# TASK
Copy every record exactly, and keep the pictures out.

# MATERIAL SUPPLIED
────────

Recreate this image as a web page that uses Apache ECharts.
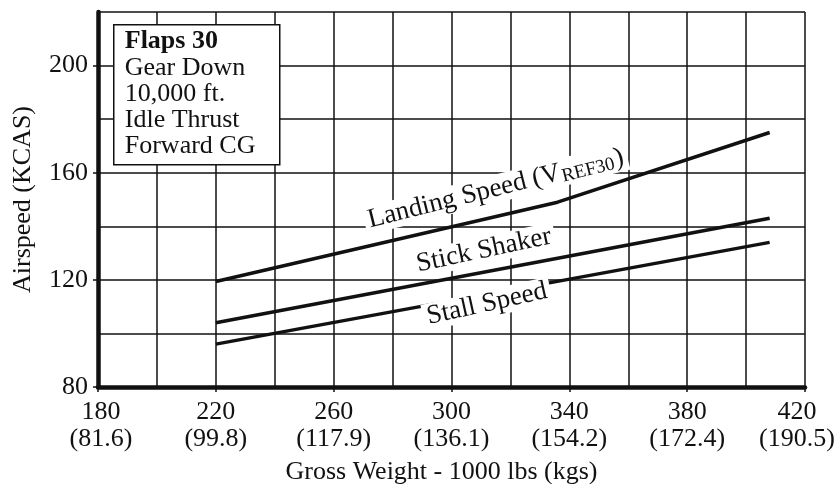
<!DOCTYPE html>
<html>
<head>
<meta charset="utf-8">
<script src="https://cdn.jsdelivr.net/npm/echarts@6/dist/echarts.min.js"></script>
<style>
html, body { margin: 0; padding: 0; background: #fff; }
#chart { width: 840px; height: 484px; }
</style>
</head>
<body>
<div id="chart"></div>
<script>
// tick labels
const weightLbs = [180, 220, 260, 300, 340, 380, 420];
const weightKgs = ['81.6', '99.8', '117.9', '136.1', '154.2', '172.4', '190.5'];
const speedTicks = [80, 120, 160, 200];

// curves: [gross weight (1000 lbs), airspeed (KCAS)]
const landingSpeed = [[220, 119.4], [336, 149], [408, 175]];
const stickShaker = [[220, 104], [408, 143]];
const stallSpeed = [[220, 96], [408, 134]];

const notes = ['Flaps 30', 'Gear Down', '10,000 ft.', 'Idle Thrust', 'Forward CG'];

const FONT = 'Liberation Serif';
const INK = '#111';

const chart = echarts.init(document.getElementById('chart'));

function curveLabel(text, coord, angle, rich) {
	return {
		symbol: 'circle',
		symbolSize: 1,
		itemStyle: { color: 'rgba(0,0,0,0)' },
		label: { show: false },
		data: [{
			coord: coord,
			label: {
				show: true,
				position: 'inside',
				formatter: text,
				rotate: angle,
				fontFamily: FONT,
				fontSize: 27,
				color: INK,
				backgroundColor: '#fff',
				padding: [0, 4],
				rich: rich
			}
		}]
	};
}

function lineSeries(name, data, mark) {
	return {
		name: name,
		type: 'line',
		data: data,
		xAxisIndex: 0,
		yAxisIndex: 0,
		symbol: 'none',
		lineStyle: { color: INK, width: 3.5 },
		z: 3,
		markPoint: mark
	};
}

// grid axes: lines every 20, no ticks or labels
const gridX = {
	type: 'value', min: 180, max: 420, interval: 20,
	axisLine: { show: false },
	axisTick: { show: false },
	axisLabel: { show: false },
	splitLine: { show: true, lineStyle: { color: INK, width: 1.5 } }
};
const gridY = {
	type: 'value', min: 80, max: 220, interval: 20,
	axisLine: { show: false },
	axisTick: { show: false },
	axisLabel: { show: false },
	splitLine: { show: true, lineStyle: { color: INK, width: 1.5 } }
};

const tickText = { fontFamily: FONT, fontSize: 26, lineHeight: 27, color: INK };

let option = {
	animation: false,
	backgroundColor: '#fff',
	grid: { left: 98, right: 35, top: 12, bottom: 97, outerBoundsMode: 'none', containLabel: false },
	xAxis: [gridX, {
		type: 'value',
		position: 'bottom',
		min: 180, max: 420, interval: 20,
		name: 'Gross Weight - 1000 lbs (kgs)',
		nameLocation: 'middle',
		nameGap: 72,
		nameTextStyle: { fontFamily: FONT, fontSize: 26, color: INK, padding: [0, 20, 0, 0] },
		axisLine: { onZero: false, lineStyle: { color: INK, width: 4.5 } },
		axisTick: { show: true, length: 5, customValues: weightLbs, lineStyle: { color: INK, width: 1.5 } },
		axisLabel: {
			customValues: weightLbs,
			margin: 12,
			fontFamily: FONT, fontSize: 26, lineHeight: 27, color: INK,
			formatter: function (v) {
				const i = weightLbs.indexOf(v);
				const key = i === weightLbs.length - 1 ? 'e' : (i === 0 ? 's' : 'm');
				return '{' + key + '|' + v + '}\n{' + key + '|(' + weightKgs[i] + ')}';
			},
			rich: {
				s: Object.assign({ padding: [0, 0, 0, 6] }, tickText),
				m: tickText,
				e: Object.assign({ padding: [0, 16, 0, 0] }, tickText)
			}
		},
		splitLine: { show: false }
	}],
	yAxis: [gridY, {
		type: 'value',
		position: 'left',
		min: 80, max: 220, interval: 20,
		name: 'Airspeed (KCAS)',
		nameLocation: 'middle',
		nameGap: 62,
		nameTextStyle: { fontFamily: FONT, fontSize: 26, color: INK },
		axisLine: { show: true, lineStyle: { color: INK, width: 4.5 } },
		axisTick: { show: true, length: 5, customValues: speedTicks, lineStyle: { color: INK, width: 1.5 } },
		axisLabel: {
			customValues: speedTicks,
			margin: 10,
			fontFamily: FONT, fontSize: 26, color: INK
		},
		splitLine: { show: false }
	}],
	series: [
		lineSeries('Landing Speed', landingSpeed,
			curveLabel('{a|Landing Speed (V}{s|REF30}{a|)}', [315, 154], 14, {
				a: { fontFamily: FONT, fontSize: 27, color: INK, lineHeight: 28 },
				s: { fontFamily: FONT, fontSize: 19, color: INK, lineHeight: 22, verticalAlign: 'bottom', padding: [0, 1, 0, 1] }
			})),
		lineSeries('Stick Shaker', stickShaker,
			curveLabel('Stick Shaker', [311, 131], 12)),
		lineSeries('Stall Speed', stallSpeed,
			curveLabel('Stall Speed', [312, 111], 12.5))
	],
	graphic: [{
		type: 'group',
		left: 113,
		top: 24,
		z: 100,
		children: [{
			type: 'rect',
			shape: { x: 0, y: 0, width: 166, height: 140 },
			style: { fill: '#fff', stroke: INK, lineWidth: 1.5 },
			z: 100
		}, {
			type: 'text',
			x: 11,
			y: 4,
			z: 101,
			style: {
				text: '{b|' + notes[0] + '}\n' + notes.slice(1).map(function (n) { return '{n|' + n + '}'; }).join('\n'),
				rich: {
					b: { fontFamily: FONT, fontSize: 26, fontWeight: 'bold', fill: INK, lineHeight: 26 },
					n: { fontFamily: FONT, fontSize: 26, fill: INK, lineHeight: 26 }
				}
			}
		}]
	}]
};

chart.setOption(option);
</script>
</body>
</html>
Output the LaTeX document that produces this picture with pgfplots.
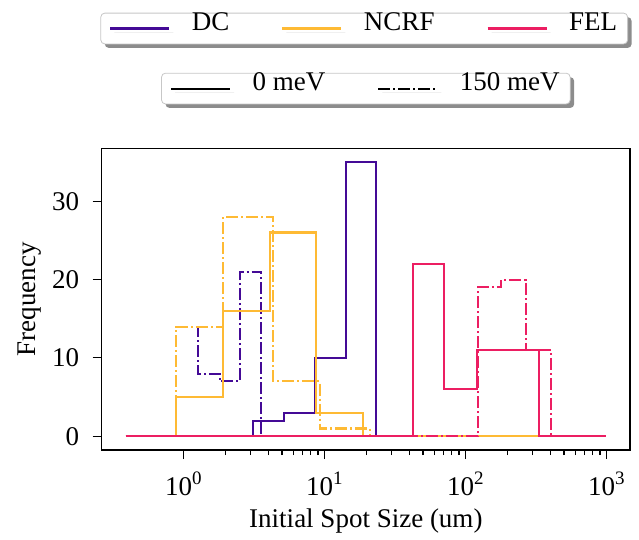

────────

# TASK OUTPUT
Recreate this image as a web page that uses Apache ECharts.
<!DOCTYPE html>
<html>
<head>
<meta charset="utf-8">
<script src="https://cdn.jsdelivr.net/npm/echarts@6/dist/echarts.min.js"></script>
<style>
html, body { margin: 0; padding: 0; background: #fff; }
#chart { width: 840px; height: 484px; }
</style>
</head>
<body>
<div id="chart"></div>
<script>
// tick labels
const weightLbs = [180, 220, 260, 300, 340, 380, 420];
const weightKgs = ['81.6', '99.8', '117.9', '136.1', '154.2', '172.4', '190.5'];
const speedTicks = [80, 120, 160, 200];

// curves: [gross weight (1000 lbs), airspeed (KCAS)]
const landingSpeed = [[220, 119.4], [336, 149], [408, 175]];
const stickShaker = [[220, 104], [408, 143]];
const stallSpeed = [[220, 96], [408, 134]];

const notes = ['Flaps 30', 'Gear Down', '10,000 ft.', 'Idle Thrust', 'Forward CG'];

const FONT = 'Liberation Serif';
const INK = '#111';

const chart = echarts.init(document.getElementById('chart'));

function curveLabel(text, coord, angle, rich) {
	return {
		symbol: 'circle',
		symbolSize: 1,
		itemStyle: { color: 'rgba(0,0,0,0)' },
		label: { show: false },
		data: [{
			coord: coord,
			label: {
				show: true,
				position: 'inside',
				formatter: text,
				rotate: angle,
				fontFamily: FONT,
				fontSize: 27,
				color: INK,
				backgroundColor: '#fff',
				padding: [0, 4],
				rich: rich
			}
		}]
	};
}

function lineSeries(name, data, mark) {
	return {
		name: name,
		type: 'line',
		data: data,
		xAxisIndex: 0,
		yAxisIndex: 0,
		symbol: 'none',
		lineStyle: { color: INK, width: 3.5 },
		z: 3,
		markPoint: mark
	};
}

// grid axes: lines every 20, no ticks or labels
const gridX = {
	type: 'value', min: 180, max: 420, interval: 20,
	axisLine: { show: false },
	axisTick: { show: false },
	axisLabel: { show: false },
	splitLine: { show: true, lineStyle: { color: INK, width: 1.5 } }
};
const gridY = {
	type: 'value', min: 80, max: 220, interval: 20,
	axisLine: { show: false },
	axisTick: { show: false },
	axisLabel: { show: false },
	splitLine: { show: true, lineStyle: { color: INK, width: 1.5 } }
};

const tickText = { fontFamily: FONT, fontSize: 26, lineHeight: 27, color: INK };

let option = {
	animation: false,
	backgroundColor: '#fff',
	grid: { left: 98, right: 35, top: 12, bottom: 97, outerBoundsMode: 'none', containLabel: false },
	xAxis: [gridX, {
		type: 'value',
		position: 'bottom',
		min: 180, max: 420, interval: 20,
		name: 'Gross Weight - 1000 lbs (kgs)',
		nameLocation: 'middle',
		nameGap: 72,
		nameTextStyle: { fontFamily: FONT, fontSize: 26, color: INK, padding: [0, 20, 0, 0] },
		axisLine: { onZero: false, lineStyle: { color: INK, width: 4.5 } },
		axisTick: { show: true, length: 5, customValues: weightLbs, lineStyle: { color: INK, width: 1.5 } },
		axisLabel: {
			customValues: weightLbs,
			margin: 12,
			fontFamily: FONT, fontSize: 26, lineHeight: 27, color: INK,
			formatter: function (v) {
				const i = weightLbs.indexOf(v);
				const key = i === weightLbs.length - 1 ? 'e' : (i === 0 ? 's' : 'm');
				return '{' + key + '|' + v + '}\n{' + key + '|(' + weightKgs[i] + ')}';
			},
			rich: {
				s: Object.assign({ padding: [0, 0, 0, 6] }, tickText),
				m: tickText,
				e: Object.assign({ padding: [0, 16, 0, 0] }, tickText)
			}
		},
		splitLine: { show: false }
	}],
	yAxis: [gridY, {
		type: 'value',
		position: 'left',
		min: 80, max: 220, interval: 20,
		name: 'Airspeed (KCAS)',
		nameLocation: 'middle',
		nameGap: 62,
		nameTextStyle: { fontFamily: FONT, fontSize: 26, color: INK },
		axisLine: { show: true, lineStyle: { color: INK, width: 4.5 } },
		axisTick: { show: true, length: 5, customValues: speedTicks, lineStyle: { color: INK, width: 1.5 } },
		axisLabel: {
			customValues: speedTicks,
			margin: 10,
			fontFamily: FONT, fontSize: 26, color: INK
		},
		splitLine: { show: false }
	}],
	series: [
		lineSeries('Landing Speed', landingSpeed,
			curveLabel('{a|Landing Speed (V}{s|REF30}{a|)}', [315, 154], 14, {
				a: { fontFamily: FONT, fontSize: 27, color: INK, lineHeight: 28 },
				s: { fontFamily: FONT, fontSize: 19, color: INK, lineHeight: 22, verticalAlign: 'bottom', padding: [0, 1, 0, 1] }
			})),
		lineSeries('Stick Shaker', stickShaker,
			curveLabel('Stick Shaker', [311, 131], 12)),
		lineSeries('Stall Speed', stallSpeed,
			curveLabel('Stall Speed', [312, 111], 12.5))
	],
	graphic: [{
		type: 'group',
		left: 113,
		top: 24,
		z: 100,
		children: [{
			type: 'rect',
			shape: { x: 0, y: 0, width: 166, height: 140 },
			style: { fill: '#fff', stroke: INK, lineWidth: 1.5 },
			z: 100
		}, {
			type: 'text',
			x: 11,
			y: 4,
			z: 101,
			style: {
				text: '{b|' + notes[0] + '}\n' + notes.slice(1).map(function (n) { return '{n|' + n + '}'; }).join('\n'),
				rich: {
					b: { fontFamily: FONT, fontSize: 26, fontWeight: 'bold', fill: INK, lineHeight: 26 },
					n: { fontFamily: FONT, fontSize: 26, fill: INK, lineHeight: 26 }
				}
			}
		}]
	}]
};

chart.setOption(option);
</script>
</body>
</html>
Output the LaTeX document that produces this picture with pgfplots.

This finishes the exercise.